Pujols ranks second in St. Louis Cardinals history with 445 home runs, trailing Hall of Famer Stan Musial (475). They’re the only two players in Cardinals history who hit more than 300 home runs, and Pujols hit his in half as many seasons with the Cardinals as Musial. They both won three MVPs in Cardinals uniforms.
Pujols is the second player born outside of the United States to hit 600 homers. The other was Sammy Sosa, who had 609. Four of the five top non-U.S.-born home run hitters were from the Dominican Republic (Sosa, Pujols, Manny Ramírez with 555 and David Ortiz with 541). Cuban-born Rafael Palmeiro has the third-most home runs hit by a non-U.S.-born player, with 569.
Saturday’s home run was Pujols’ 78th at Angel Stadium, which ranks third for ballparks at which he has homered. The leaders are Busch Stadium (110) and Busch Stadium II (94).
David Ortiz has officially earned his place in the annals of Major League Baseball history.
The Dominican professional baseball player, nicknamed “Big Papi,” has become the 27th player in MLB history to reach the 500-home run threshold.
Ortiz, a designated hitter for the Boston Red Sox, vaulted into the 500 club after hitting two home runs Saturday night in the team’s 10-4 victory against the Tampa Bay Rays at Tropicana Field.
Ortiz is also the fourth player in the team’s history, and the fourth Dominican Republic native to surpass the 500 mark in his career.
Ortiz hit No. 499, a three-run home run, in the first inning off Rays left-hander Matt Moore, driving a 1-2 fastball over the right-field fence.
After popping out to short center field on a 3-0 pitch in the third inning, Ortiz led off the fifth inning against Moore, greeted by chants of “Let’s go, Papi,” and drove a 2-2 pitch into the seats.
Ortiz’s teammates poured out of the dugout and the relief pitchers ran in from the bullpen to greet him after he jogged slowly around the bases, stepped on home plate, brought his fingers to his lips, and then pointed to the sky.
Ortiz, just 10 weeks shy of his 40th birthday, achieved the milestone with a three-month power surge that has been matched only twice by a player of his age or older, Barry Bonds and Henry Aaron, over a full season.
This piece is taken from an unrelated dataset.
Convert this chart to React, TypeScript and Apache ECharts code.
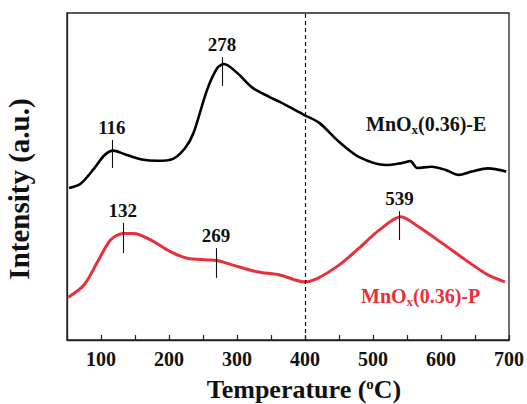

On June 10, Ortiz had just six home runs and was batting .219, a performance that invited wide speculation that his celebrated career was winding down. Among qualified designated hitters in the American League, Ortiz ranked last in most major categories.
Red Sox principal owner John W. Henry acknowledged the skeptics.
“The guy, he’s the best hitter I’ve seen for the Red Sox for a long time,” Henry said at the time. “He’s not in his prime. He’s not going to hit 50 home runs. But is he going to hit 30? It doesn’t look like it this year. Is he getting older? Yes. But I don’t think any of us know [if the end is nearing].”
Even Ortiz revealed a sliver of doubt.
“Everybody’s time is up at some point,” he said. “I don’t think that’s my problem, though. I’ll keep on trying like I normally do.”
With 28 home runs in the span of just 273 at-bats, Ortiz erased all doubts that he’ll return in 2016 for his 20th season in the big leagues, the past 13 with the Red Sox.
He joins Manny Ramirez, Jimmie Foxx and Ted Williams as Red Sox players who have hit 500 home runs, and Sammy Sosa, Ramirez and Albert Pujols as fellow Dominicans who have reached that threshold.
Ortiz also solidified his case for induction into baseball’s Hall of Fame, a place which only this past year opened its doors to a second Dominican player, Ortiz’s former Boston teammate Pedro Martinez, and has historically resisted the inclusion of designated hitters.